Когда приходила со мной в синагогу на праздники, была единственным ребенком, который открывал Тору на иврите и читал. Сидела, пока все молились, с маленьким хумашем "Тора Тмима" в красном переплете.
Мы рассердились и решили вместе с другими отказниками (все было запланировано – нам нужно был только присоединиться) выйти на демонстрацию у станции метро библиотеки имени Ленина. Взяли с собой детей, что было неоправданным риском. Йоник, которому было два года, был привязан у меня спереди в том, что сегодня на иврите называют минса. Меня охранял гебешник. В какой-то момент я начал кричать, потому что ощущение было, что, если мы не уедем, они нас уничтожат. Нужно сказать, что поддержка нашей семьи во всем мире была большой. Перед визитом Горбачева в Англию члены парламента собирались сесть в клетку в центре Лондона с требованием отпустить нашу семью. Горбачев отменил визит в Лондон.

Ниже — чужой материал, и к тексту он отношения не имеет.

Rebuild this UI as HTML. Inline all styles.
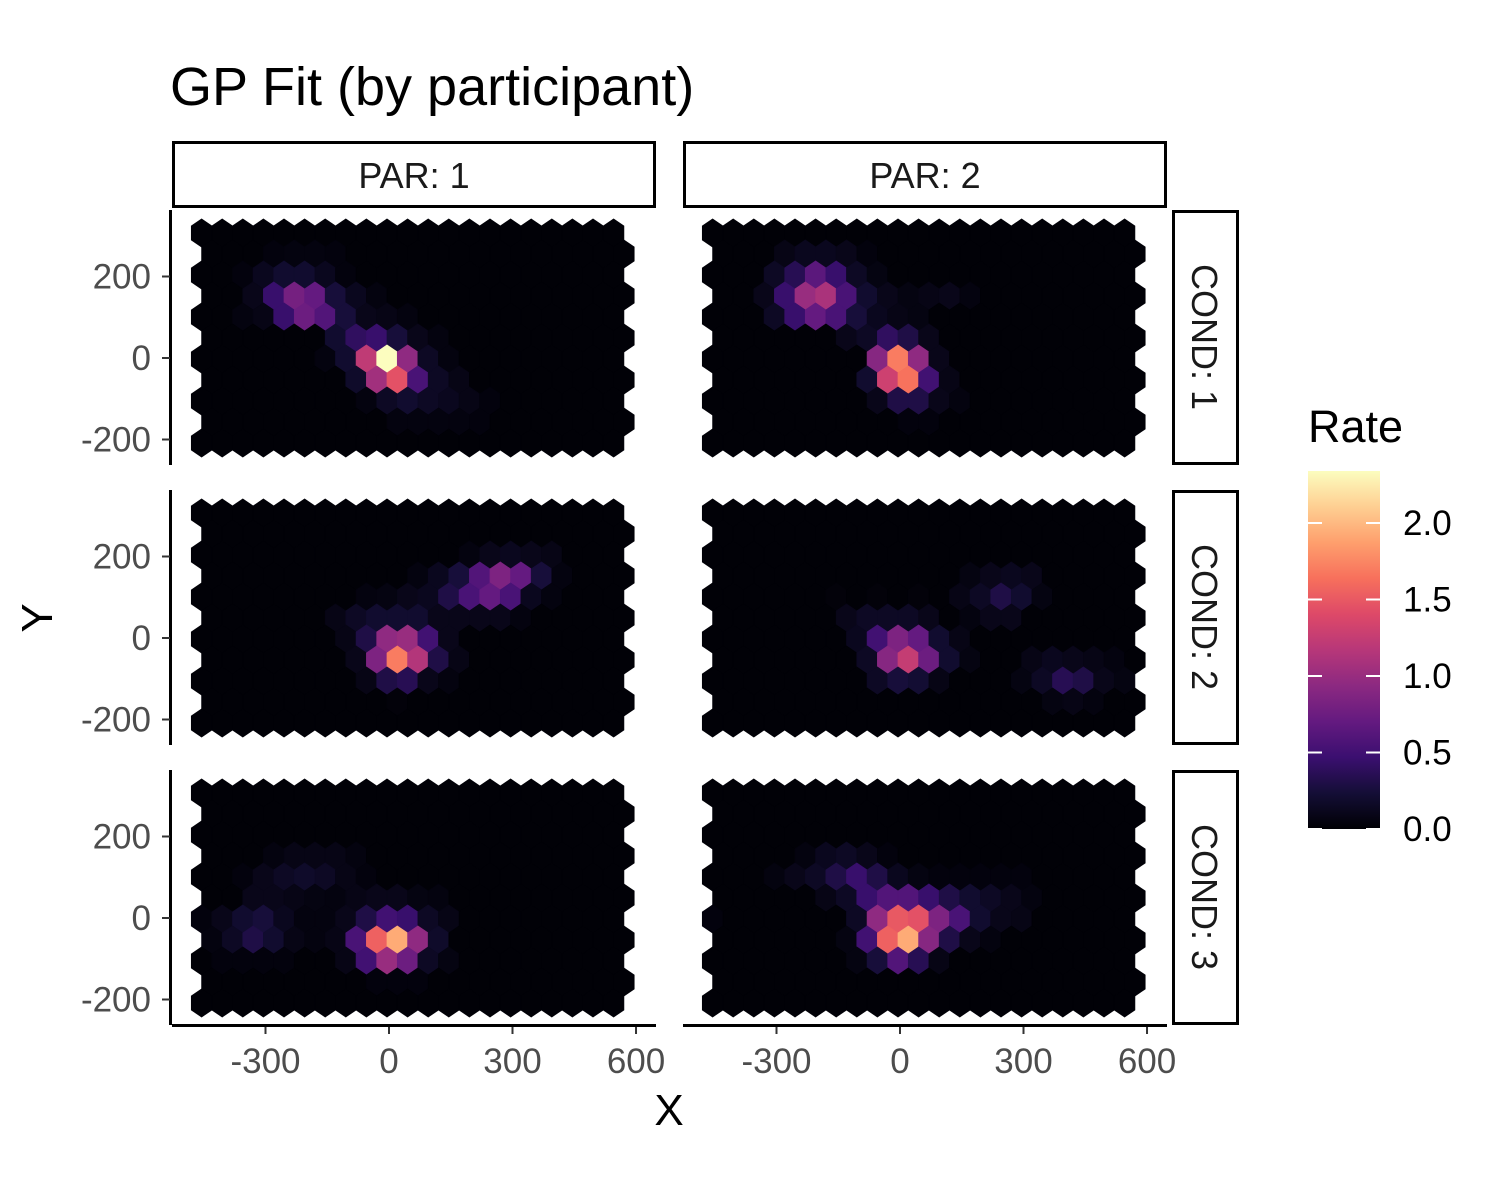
<!DOCTYPE html>
<html><head><meta charset="utf-8"><style>
html,body{margin:0;padding:0;background:#fff;}
svg{display:block;font-family:"Liberation Sans",Arial,sans-serif;}
</style></head><body>
<svg id="chart" width="1500" height="1200" viewBox="0 0 1500 1200" xmlns="http://www.w3.org/2000/svg">
<defs>
<linearGradient id="magma" x1="0" y1="1" x2="0" y2="0">
<stop offset="0" stop-color="#000004"/><stop offset="0.1" stop-color="#140e36"/><stop offset="0.2" stop-color="#3b0f70"/><stop offset="0.3" stop-color="#641a80"/><stop offset="0.4" stop-color="#8c2981"/><stop offset="0.5" stop-color="#b73779"/><stop offset="0.6" stop-color="#de4968"/><stop offset="0.7" stop-color="#f7705c"/><stop offset="0.8" stop-color="#fe9f6d"/><stop offset="0.9" stop-color="#fecf92"/><stop offset="1" stop-color="#fcfdbf"/>
</linearGradient>
</defs>
<text x="170" y="105" font-size="54" fill="#000">GP Fit (by participant)</text>
<g id="panels"></g>
<g id="axes"></g>
<text x="669" y="1125" font-size="44" text-anchor="middle" fill="#000">X</text>
<text transform="translate(52,618) rotate(-90)" font-size="44" text-anchor="middle" fill="#000">Y</text>
<g>
<text x="1308" y="442" font-size="45" fill="#000">Rate</text>
<rect x="1308" y="471" width="72" height="358" fill="url(#magma)"/>
<g id="legendTicks"></g>
</g>
</svg>
<script>
// Hex grid: 21 columns x 11 rows per panel; cells listed as [row, col, rate]
const panelPars = [1, 2, 1, 2, 1, 2];
const panelConds = [1, 1, 2, 2, 3, 3];
const panel1Cells = [[6,9,2.35],[6,8,1.22],[6,10,0.95],[7,8,1.05],[7,9,1.45],[7,10,0.55],[5,7,0.4],[5,8,0.45],[5,9,0.25],[5,10,0.1],[5,6,0.2],[5,11,0.05],
 [4,2,0.05],[4,3,0.08],[4,4,0.45],[4,5,0.75],[4,6,0.6],[4,7,0.25],[4,8,0.1],[4,9,0.08],[4,10,0.05],
 [3,2,0.1],[3,3,0.45],[3,4,0.8],[3,5,0.7],[3,6,0.25],[3,7,0.12],[3,8,0.05],
 [2,2,0.04],[2,3,0.12],[2,4,0.2],[2,5,0.2],[2,6,0.12],[2,7,0.04],[1,3,0.04],[1,4,0.05],[1,5,0.05],[1,6,0.04],
 [7,7,0.18],[7,11,0.15],[7,12,0.08],[6,6,0.05],[6,7,0.2],[6,11,0.15],[6,12,0.05],
 [8,8,0.05],[8,9,0.15],[8,10,0.2],[8,11,0.15],[8,12,0.12],[8,13,0.08],[8,14,0.04],
 [9,9,0.05],[9,10,0.05],[9,11,0.05],[9,12,0.05],[9,13,0.04]];
const panel2Cells = [[6,8,0.9],[6,9,1.7],[6,10,0.95],[6,11,0.1],[7,7,0.2],[7,8,1.3],[7,9,1.65],[7,10,0.5],[7,11,0.08],
 [5,6,0.1],[5,7,0.15],[5,8,0.4],[5,9,0.3],[5,10,0.1],[8,8,0.1],[8,9,0.3],[8,10,0.3],[8,11,0.1],[8,12,0.05],
 [4,3,0.15],[4,4,0.45],[4,5,0.7],[4,6,0.55],[4,7,0.25],[4,8,0.12],[4,9,0.08],[4,10,0.06],
 [3,2,0.1],[3,3,0.45],[3,4,1.0],[3,5,1.1],[3,6,0.55],[3,7,0.2],[3,8,0.1],[3,9,0.06],[3,10,0.08],[3,11,0.1],[3,12,0.05],
 [2,3,0.15],[2,4,0.35],[2,5,0.65],[2,6,0.45],[2,7,0.15],[2,8,0.06],
 [1,3,0.08],[1,4,0.12],[1,5,0.12],[1,6,0.1],[1,7,0.04],[9,9,0.04],[9,10,0.04]];
const panel3Cells = [[6,7,0.08],[6,8,0.3],[6,9,0.95],[6,10,1.0],[6,11,0.5],[6,12,0.1],
 [7,7,0.1],[7,8,0.85],[7,9,1.7],[7,10,1.15],[7,11,0.3],[7,12,0.08],
 [8,8,0.08],[8,9,0.3],[8,10,0.35],[8,11,0.1],[8,12,0.05],
 [5,6,0.08],[5,7,0.15],[5,8,0.2],[5,9,0.2],[5,10,0.2],[5,11,0.1],[5,12,0.1],[5,13,0.1],[5,14,0.1],[5,15,0.05],
 [4,8,0.05],[4,9,0.06],[4,10,0.1],[4,11,0.12],[4,12,0.3],[4,13,0.55],[4,14,0.7],[4,15,0.55],[4,16,0.12],[4,17,0.05],
 [3,10,0.05],[3,11,0.12],[3,12,0.25],[3,13,0.6],[3,14,0.85],[3,15,0.7],[3,16,0.25],[3,17,0.05],
 [2,13,0.05],[2,14,0.1],[2,15,0.12],[2,16,0.1],[2,17,0.08],[9,9,0.03]];
const panel4Cells = [[6,7,0.12],[6,8,0.5],[6,9,0.85],[6,10,0.7],[6,11,0.2],[6,12,0.08],
 [7,7,0.15],[7,8,0.9],[7,9,1.25],[7,10,0.75],[7,11,0.2],[7,12,0.06],[7,15,0.08],[7,16,0.12],[7,17,0.1],[7,18,0.08],[7,19,0.05],
 [8,8,0.15],[8,9,0.25],[8,10,0.22],[8,11,0.08],[8,15,0.06],[8,16,0.15],[8,17,0.35],[8,18,0.3],[8,19,0.1],[8,20,0.06],
 [9,16,0.06],[9,17,0.08],[9,18,0.05],
 [5,6,0.1],[5,7,0.15],[5,8,0.15],[5,9,0.15],[5,10,0.1],[5,12,0.05],[5,13,0.1],[5,14,0.1],
 [4,12,0.08],[4,13,0.15],[4,14,0.3],[4,15,0.2],[4,16,0.06],[4,6,0.03],[4,8,0.03],[4,10,0.03],
 [3,12,0.06],[3,13,0.1],[3,14,0.12],[3,15,0.1]];
const panel5Cells = [[6,0,0.04],[6,1,0.1],[6,2,0.2],[6,3,0.25],[6,4,0.12],[6,5,0.05],[6,6,0.05],[6,7,0.1],[6,8,0.3],[6,9,0.5],[6,10,0.45],[6,11,0.15],[6,12,0.08],
 [7,0,0.05],[7,1,0.15],[7,2,0.3],[7,3,0.2],[7,4,0.08],[7,5,0.05],[7,6,0.08],[7,7,0.55],[7,8,1.55],[7,9,1.93],[7,10,0.95],[7,11,0.18],
 [8,1,0.04],[8,2,0.04],[8,3,0.04],[8,4,0.04],[8,7,0.08],[8,8,0.5],[8,9,1.0],[8,10,0.75],[8,11,0.15],[8,12,0.06],
 [5,2,0.1],[5,3,0.1],[5,4,0.08],[5,5,0.06],[5,6,0.05],[5,7,0.08],[5,8,0.1],[5,9,0.1],[5,10,0.06],[5,11,0.05],
 [4,2,0.04],[4,3,0.1],[4,4,0.15],[4,5,0.18],[4,6,0.15],[4,7,0.08],[4,8,0.04],
 [3,3,0.05],[3,4,0.08],[3,5,0.08],[3,6,0.08],[3,7,0.05],[9,8,0.04],[9,9,0.04],[9,10,0.04]];
const panel6Cells = [[6,0,0.04],[6,7,0.15],[6,8,0.95],[6,9,1.5],[6,10,1.45],[6,11,0.85],[6,12,0.55],[6,13,0.2],[6,14,0.1],[6,15,0.08],
 [7,6,0.06],[7,7,0.5],[7,8,1.55],[7,9,1.93],[7,10,0.9],[7,11,0.3],[7,12,0.1],[7,13,0.05],
 [8,7,0.06],[8,8,0.25],[8,9,0.6],[8,10,0.35],[8,11,0.08],
 [5,5,0.08],[5,6,0.15],[5,7,0.45],[5,8,0.6],[5,9,0.6],[5,10,0.45],[5,11,0.3],[5,12,0.2],[5,13,0.15],[5,14,0.1],[5,15,0.05],
 [4,3,0.05],[4,4,0.1],[4,5,0.15],[4,6,0.3],[4,7,0.45],[4,8,0.3],[4,9,0.12],[4,10,0.06],[4,11,0.04],[4,12,0.04],[4,13,0.04],[4,14,0.04],[4,15,0.04],
 [3,4,0.05],[3,5,0.12],[3,6,0.15],[3,7,0.1],[3,8,0.04]];
const allPanelCells = [panel1Cells, panel2Cells, panel3Cells, panel4Cells, panel5Cells, panel6Cells];
const xTickValues = [-300, 0, 300, 600];
const xTickLabels = ["-300", "0", "300", "600"];
const yTickValues = [200, 0, -200];
const yTickLabels = ["200", "0", "-200"];
const legendTickValues = [0, 0.5, 1, 1.5, 2];
const legendTickLabels = ["0.0", "0.5", "1.0", "1.5", "2.0"];
const rateMax = 2.34;
const backgroundRate = 0.015;

const NS = "http://www.w3.org/2000/svg";
const colOffsets = [0, 511];
const rowOffsets = [0, 280, 560];
function xScale(v, pc) { return 389 + v * 0.4117 + colOffsets[pc]; }
function yScale(v, pr) { return 358 - v * 0.4075 + rowOffsets[pr]; }
function hexX(col, row, pc) { return 201.6 + 20.6 * col + (row % 2 ? 10.3 : 0) + colOffsets[pc]; }
function hexY(row, pr) { return 233 + 21 * row + rowOffsets[pr]; }
function legendY(v) { return 829 - v * 153; }

const magmaStops = ["#000004","#140e36","#3b0f70","#641a80","#8c2981","#b73779","#de4968","#f7705c","#fe9f6d","#fecf92","#fcfdbf"];
function hexToRgb(h) { return [parseInt(h.substr(1,2),16), parseInt(h.substr(3,2),16), parseInt(h.substr(5,2),16)]; }
function magma(v) {
  let t = Math.max(0, Math.min(1, v / rateMax)) * 10;
  const i = Math.min(9, Math.floor(t)); const f = t - i;
  const a = hexToRgb(magmaStops[i]), b = hexToRgb(magmaStops[i+1]);
  return "rgb(" + a.map((c, k) => Math.round(c + (b[k]-c)*f)).join(",") + ")";
}
function el(tag, attrs, parent) {
  const e = document.createElementNS(NS, tag);
  for (const k in attrs) e.setAttribute(k, attrs[k]);
  parent.appendChild(e); return e;
}

const panelsG = document.getElementById("panels");
const axesG = document.getElementById("axes");
allPanelCells.forEach((cells, p) => {
  const pc = p % 2, pr = Math.floor(p / 2);
  const grid = [];
  for (let r = 0; r < 11; r++) { grid.push(new Array(21).fill(backgroundRate)); }
  cells.forEach(c => { grid[c[0]][c[1]] = c[2]; });
  const g = el("g", {}, panelsG);
  
  
  for (let r = 0; r < 11; r++) for (let c = 0; c < 21; c++) {
    const cx = hexX(c, r, pc), cy = hexY(r, pr);
    const w = 10.35, t = 14.1, s = 7.05;
    const pts = [[cx,cy-t],[cx+w,cy-s],[cx+w,cy+s],[cx,cy+t],[cx-w,cy+s],[cx-w,cy-s]].map(q => q[0].toFixed(2)+","+q[1].toFixed(2)).join(" ");
    const col = magma(grid[r][c]);
    const h = el("polygon", {points: pts, fill: col, stroke: col, "stroke-width": 0.6}, g);
    
    
  }
});
[0,1].forEach(pc => {
  const x0 = 172 + colOffsets[pc];
  const r = el("rect", {x: x0 + 1.5, y: 142.5, width: 481, height: 64, fill: "#fff", stroke: "#000", "stroke-width": 3}, axesG);
  
  
  const t = el("text", {x: x0 + 242, y: 188, "font-size": 36, "text-anchor": "middle", fill: "#1a1a1a"}, axesG);
  t.textContent = "PAR: " + (pc+1);
  
  
});
[0,1,2].forEach(pr => {
  const y0 = 210 + rowOffsets[pr];
  const r = el("rect", {x: 1173.5, y: y0 + 1.5, width: 64, height: 252, fill: "#fff", stroke: "#000", "stroke-width": 3}, axesG);
  
  
  const t = el("text", {transform: "translate(1192," + (y0 + 127) + ") rotate(90)", "font-size": 36, "text-anchor": "middle", fill: "#1a1a1a"}, axesG);
  t.textContent = "COND: " + (pr+1);
  
  
});
[0,1,2].forEach(pr => {
  const y0 = 210 + rowOffsets[pr];
  const l = el("line", {x1: 170.5, x2: 170.5, y1: y0, y2: y0 + 255, stroke: "#000", "stroke-width": 3}, axesG);
  
  
  yTickValues.forEach((v, k) => {
    const y = yScale(v, pr);
    const tk = el("line", {x1: 162, x2: 170, y1: y, y2: y, stroke: "#333", "stroke-width": 2}, axesG);
    
    
    const t = el("text", {x: 151, y: y + 12, "font-size": 35, "text-anchor": "end", fill: "#4d4d4d"}, axesG);
    t.textContent = yTickLabels[k];
    
    
  });
});
[0,1].forEach(pc => {
  const x0 = 172 + colOffsets[pc];
  const l = el("line", {x1: x0, x2: x0 + 484, y1: 1025.5, y2: 1025.5, stroke: "#000", "stroke-width": 3}, axesG);
  
  
  xTickValues.forEach((v, k) => {
    const x = xScale(v, pc);
    const tk = el("line", {x1: x, x2: x, y1: 1027, y2: 1034, stroke: "#333", "stroke-width": 2}, axesG);
    
    
    const t = el("text", {x: x, y: 1073, "font-size": 35, "text-anchor": "middle", fill: "#4d4d4d"}, axesG);
    t.textContent = xTickLabels[k];
    
    
  });
});
const lg = document.getElementById("legendTicks");
legendTickValues.forEach((v, k) => {
  const y = legendY(v);
  const a = el("line", {x1: 1308, x2: 1322, y1: y, y2: y, stroke: "#fff", "stroke-width": 2}, lg);
  
  
  const b = el("line", {x1: 1366, x2: 1380, y1: y, y2: y, stroke: "#fff", "stroke-width": 2}, lg);
  
  
  const t = el("text", {x: 1403, y: y + 12, "font-size": 35, fill: "#000"}, lg);
  t.textContent = legendTickLabels[k];
  
  
});
</script>
</body></html>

Так вот в какой-то момент я начал кричать. Тут же защелкали камеры. И фотографии кричащего человека с ребенком прошли по телевизорам всего мира. Потом нам звонили знакомые из других стран, спрашивали, все ли в порядке.
Но советские власти это не тронуло. Нас продержали еще год.
Нина Захаровна заболела. Ей хотели ампутировать ногу. Люба пыталась ее спасти, но безуспешно. Нина Захарова скончалась. Впоследствии Люба очень переживала, что не смогла ее спасти.
B 1989 г. мы получили разрешение и решили как можно быстрее выехать. Моя мама в этот момент решила ехать с нами, и подала документы для разрешения на выезд. Из УВИРА позвонила женщина и радостным голосом сообщила, что они соединяют наши документы с Миной Израйлевной Бродской и будут рассматривать заново вопрос о выезде семьи. Я сказал, что мы против. Потом мама обижалась, но ведь никто не знал, что будет через неопределенное количество месяцев.
Мы собрались за несколько дней и, если бы не Песах, были бы на родине через неделю. А так – через две.
Картонные коробки и чемоданы, никакого большого багажа.
Отказались от гражданства. Это было обязательно с точки зрения властей. Я поехал на почту и заплатил по семьсот рублей за каждого члена семьи, что было невообразимой суммой.
Я был занят общественными делами. Люба собиралась, практически, одна. Что-то купила: что смогла, что попалось на глаза, на что были деньги.
Когда вечером накануне выезда отвезли чемоданы на таможню, таможенник открыл чемодан, увидел старую детскую пижаму и потерял всякий интерес к досмотру. А Люба на страх и риск положила в коробки мои картины, на вывоз которых не было разрешения, старые книги, которые нельзя было вывозить из страны. Этим она мне очень помогла. Всю жизнь пользовался плодами ее решительности. Картины она очень любила, и они висели у нас в доме в Израиле.
Утром на такси в аэропорт Шереметьево мы проезжали мимо дома на Таганке, где Люба жила, и где училась в школе. Она сказала: "Это дом, где я жила".